Nonsplit complex-frequency-shifted perfectly matched layer combined with symplectic methods for solving second-order seismic wave equations — Part 2: Wavefield simulations

Abstract

The perfectly matched layer (PML) is an efficient artificial boundary condition that has been routinely implemented in seismic wave modeling. However, the effective combination of PML with symplectic numerical schemes for solving seismic wave equations has rarely been studied. In a companion paper, we have developed a complex-frequency-shifted convolutional PML (CPML) with a nonconstant compression grid parameter for solving the time-domain second-order seismic wave equation. Subsequently, we combine this CPML with two classes of symplectic methods to formulate symplectic partitioned Runge-Kutta (SPRK) + CPML and nearly analytic SPRK (NSPRK) + CPML, both of which are properly synchronized. To further investigate their validity, the two algorithms are then applied to acoustic and elastic wave simulations in typical geologic models, including a heterogeneous acoustic model, several isotropic and orthotropic elastic models, and an isotropic elastic model with a free-surface boundary.
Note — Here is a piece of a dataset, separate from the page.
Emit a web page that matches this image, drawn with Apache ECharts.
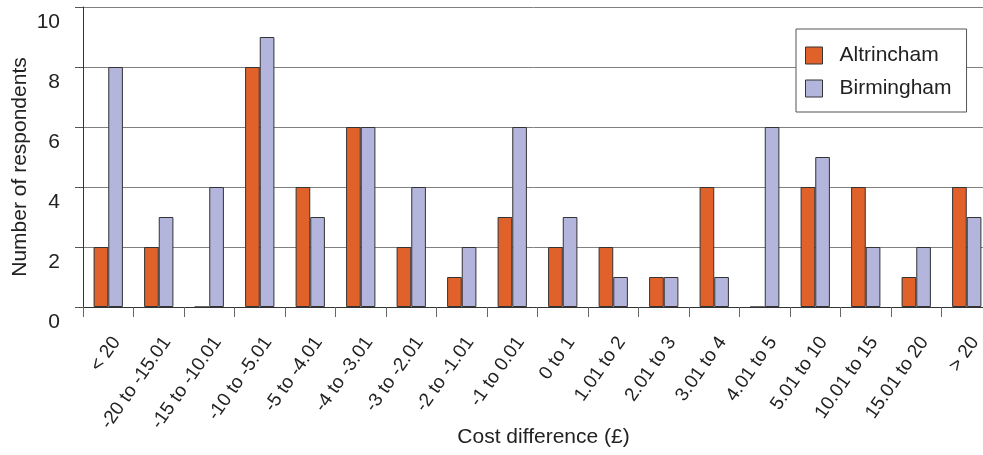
<!DOCTYPE html>
<html>
<head>
<meta charset="utf-8">
<script src="https://cdn.jsdelivr.net/npm/echarts@6/dist/echarts.min.js"></script>
<style>
  html, body { margin: 0; padding: 0; background: #fff; }
  #chart { width: 983px; height: 455px; }
</style>
</head>
<body>
<div id="chart"></div>
<script>
// Cost difference bands (£)
const categories = [
  '< 20', '-20 to -15.01', '-15 to -10.01', '-10 to -5.01', '-5 to -4.01',
  '-4 to -3.01', '-3 to -2.01', '-2 to -1.01', '-1 to 0.01', '0 to 1',
  '1.01 to 2', '2.01 to 3', '3.01 to 4', '4.01 to 5', '5.01 to 10',
  '10.01 to 15', '15.01 to 20', '> 20'
];

// Number of respondents per band
const altrincham = [2, 2, 0, 8, 4, 6, 2, 1, 3, 2, 2, 1, 4, 0, 4, 4, 1, 4];
const birmingham = [8, 3, 4, 9, 3, 6, 4, 2, 6, 3, 1, 1, 1, 6, 5, 2, 2, 3];

const yTicks = [0, 2, 4, 6, 8, 10];

const FONT = '"Liberation Sans", Arial, sans-serif';
const TEXT = '#222222';

const chart = echarts.init(document.getElementById('chart'), null, { renderer: 'canvas' });

chart.setOption({
  animation: false,
  backgroundColor: '#ffffff',
  textStyle: { fontFamily: FONT, color: TEXT },
  grid: { left: 83, top: 7, right: -9, bottom: 148, containLabel: false, outerBoundsMode: 'none' },
  legend: {
    orient: 'vertical',
    left: 796,
    top: 29,
    padding: [16, 15, 13, 9],
    backgroundColor: '#ffffff',
    borderColor: '#555555',
    borderWidth: 1,
    borderRadius: 0,
    itemWidth: 17,
    itemHeight: 17,
    itemGap: 12,
    icon: 'rect',
    itemStyle: { borderColor: '#333333', borderWidth: 1 },
    textStyle: { fontFamily: FONT, fontSize: 21, color: TEXT, padding: [0, 0, 0, 12] },
    data: ['Altrincham', 'Birmingham']
  },
  xAxis: {
    type: 'category',
    data: categories,
    name: 'Cost difference (£)',
    nameLocation: 'middle',
    nameGap: 120,
    nameMoveOverlap: false,
    nameTextStyle: { fontFamily: FONT, fontSize: 21, color: TEXT, padding: [0, 0, 0, 12] },
    axisLine: { show: true, lineStyle: { color: '#333333', width: 1 } },
    axisTick: { show: true, alignWithLabel: false, length: 10, lineStyle: { color: '#666666' } },
    axisLabel: {
      interval: 0,
      rotate: 55,
      margin: 26,
      verticalAlign: 'top',
      lineHeight: 20,
      fontFamily: FONT,
      fontSize: 19,
      color: TEXT
    },
    splitLine: { show: false }
  },
  yAxis: {
    type: 'value',
    min: yTicks[0],
    max: yTicks[yTicks.length - 1],
    interval: 2,
    name: 'Number of respondents',
    nameLocation: 'middle',
    nameRotate: 90,
    nameGap: 52,
    nameMoveOverlap: false,
    nameTextStyle: { fontFamily: FONT, fontSize: 21, color: TEXT, padding: [0, 20, 0, 0] },
    axisLine: { show: true, lineStyle: { color: '#333333', width: 1 } },
    axisTick: { show: true, length: 8, lineStyle: { color: '#555555' } },
    axisLabel: {
      margin: 23,
      fontFamily: FONT,
      fontSize: 21,
      color: TEXT,
      verticalAlign: 'top',
      lineHeight: 30
    },
    splitLine: { show: true, lineStyle: { color: '#808080', width: 1 } }
  },
  series: [
    {
      name: 'Altrincham',
      type: 'bar',
      data: altrincham,
      barGap: '0%',
      barCategoryGap: '42%',
      itemStyle: { color: '#E0622A', borderColor: '#333333', borderWidth: 1 }
    },
    {
      name: 'Birmingham',
      type: 'bar',
      data: birmingham,
      barGap: '0%',
      barCategoryGap: '42%',
      itemStyle: { color: '#B3B5DC', borderColor: '#333333', borderWidth: 1 }
    }
  ]
});
</script>
</body>
</html>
Relevant numerical results demonstrate the effectiveness of our CPML and combination algorithms. Specifically, the numerical accuracy and stability of the CPML that we develop are greatly improved compared with the classic split-field PML. Moreover, the final model with the free-surface boundary condition indicates that the nonconstant grid-compression parameter can eliminate the unstable modes at the free surface in the PML domain. The (N)SPRK + CPML that we propose is prospective for future application in other complex models and wave-equation-based migration and inversion.